The value of a roll-over IRA is that you can roll multiple 401-ks into it. The one from Comcast would be a start. If you ever figure out where your AOL 401-k is stashed, roll it into the same account. When you leave T-Mobile, roll it into the same IRA. Much simpler that way.

Yep, that's a good point. My wife and I have done that with all our previous 401ks. It does keep things tidy. You'll then avoid that multiple account problem you mentioned, although you will have two - the IRA and your current 401k. You can set up that IRA in just about any kind of fund, or combination of funds, you want - individual stocks, mutual funds, whatever - just like your 401k.
 
Nick, when I left my prior companies I did a direct roll over with a broker I have been using for years. All I needed to do was ask him to open an additional account, provide me the numbers and put in a written request with the prior employer requesting the roll over. The entire process took about 45 days.
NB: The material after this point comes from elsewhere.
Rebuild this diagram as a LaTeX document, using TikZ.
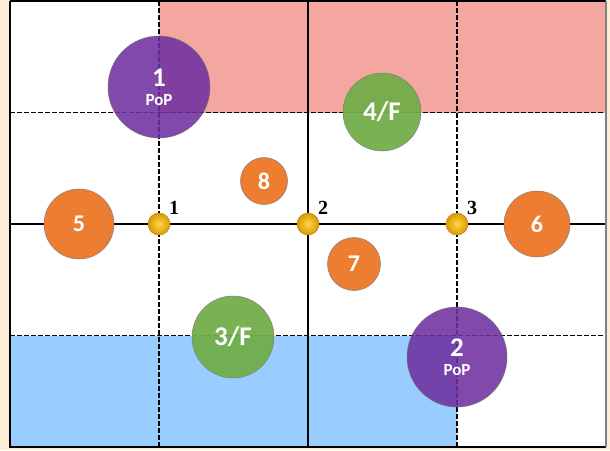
\documentclass[tikz,border=0pt]{standalone}
\usepackage{fontspec}
\setmainfont{Carlito}
\newfontfamily\serifnum{Liberation Serif}
\definecolor{cream}{HTML}{FDEDD6}
\definecolor{redzone}{HTML}{F4A6A0}
\definecolor{bluezone}{HTML}{99CCFF}
\definecolor{pop}{HTML}{7030A0}
\definecolor{fgreen}{HTML}{70AD47}
\definecolor{oran}{HTML}{ED7D31}
\definecolor{dotin}{HTML}{FFD54A}
\definecolor{dotout}{HTML}{D99A00}
\begin{document}
\begin{tikzpicture}[x=1pt,y=-1pt,
  grid/.style={black, line width=1.3pt},
  dgrid/.style={black, line width=1.3pt, dash pattern=on 4.5pt off 2.5pt},
  bigc/.style={circle, draw=black!55, line width=0.5pt, fill=pop, fill opacity=0.88, text opacity=1, text=white, font=\bfseries, align=center, inner sep=0pt},
  greenc/.style={circle, draw=black!50, line width=0.5pt, fill=fgreen, fill opacity=0.93, text opacity=1, text=white, font=\bfseries\fontsize{27}{28}\selectfont, inner sep=0pt},
  orc/.style={circle, draw=black!50, line width=0.5pt, fill=oran, text=white, font=\bfseries\fontsize{24}{26}\selectfont, inner sep=0pt},
  dotn/.style={circle, draw=dotout!80!black, line width=0.4pt, inner color=dotin, outer color=dotout, minimum size=22pt, inner sep=0pt},
  numlab/.style={font=\serifnum\bfseries\fontsize{20}{21}\selectfont, text=black}]
\useasboundingbox (0,0) rectangle (610,450);
\fill[cream] (0,0) rectangle (610,450);
\fill[white] (10,1) rectangle (606,447);
\fill[redzone] (159,1) rectangle (606,112.5);
\fill[bluezone] (10,335.5) rectangle (457,447);
% grid
\draw[dgrid] (10,112.5) -- (606,112.5);
\draw[dgrid] (10,335.5) -- (606,335.5);
\draw[dgrid] (159,1) -- (159,447);
\draw[dgrid] (457,1) -- (457,447);
\draw[grid] (10,224) -- (606,224);
\draw[grid] (308,1) -- (308,447);
% frame
\draw[black, line width=2pt] (10,1) -- (606,1);
\draw[black, line width=2pt] (10,1) -- (10,447) -- (606,447);
\draw[black!50, line width=2pt] (606,1) -- (606,447);
% circles
\node[bigc, minimum size=102pt] (p1) at (159,87) {\fontsize{27}{27}\selectfont 1\\[7pt]\fontsize{17}{17}\selectfont PoP};
\node[bigc, minimum size=100pt] (p2) at (457,357) {\fontsize{27}{27}\selectfont 2\\[7pt]\fontsize{17}{17}\selectfont PoP};
\node[greenc, minimum size=78pt] (f4) at (382,112) {4/F};
\node[greenc, minimum size=82pt] (f3) at (233,337) {3/F};
\node[orc, minimum size=70pt] (c5) at (79,224) {5};
\node[orc, minimum size=66pt] (c6) at (537,224) {6};
\node[orc, minimum size=47pt] (c8) at (264,181) {8};
\node[orc, minimum size=53pt] (c7) at (354,264) {7};
% dots
\node[dotn] (d1) at (159,224) {};
\node[dotn] (d2) at (308,224) {};
\node[dotn] (d3) at (457,224) {};
\node[numlab, anchor=south west, inner sep=0pt] (l1) at ([xshift=2pt,yshift=1pt]d1.north east) {1};
\node[numlab, anchor=south west, inner sep=0pt] (l2) at ([xshift=2pt,yshift=1pt]d2.north east) {2};
\node[numlab, anchor=south west, inner sep=0pt] (l3) at ([xshift=2pt,yshift=1pt]d3.north east) {3};
\end{tikzpicture}
\end{document}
While I appreciate you wanting to keep things simple, using T-Mobile's 401(k) selections SEVERELY limits you fund options. I imagine TM is offering something like a dozen options when there are literally thousands available.

Good luck.
 
The key to the retirement 401k is that your current address is on file with the company managing it. That is, if Fidelity has your current address and can contact you with details of your plan, you're okay. Same with any previous 401k. Keep the contact information up to date, find out about accessing it online, and keep all information current.
I still have my retirement package with a company I left 20 years ago. Since it is a good plan, I'm happy to leave it there. It's managing the change of addresses that's the pain. I kept one simply because it was Fidelity Magellen which was doing 30% at the time.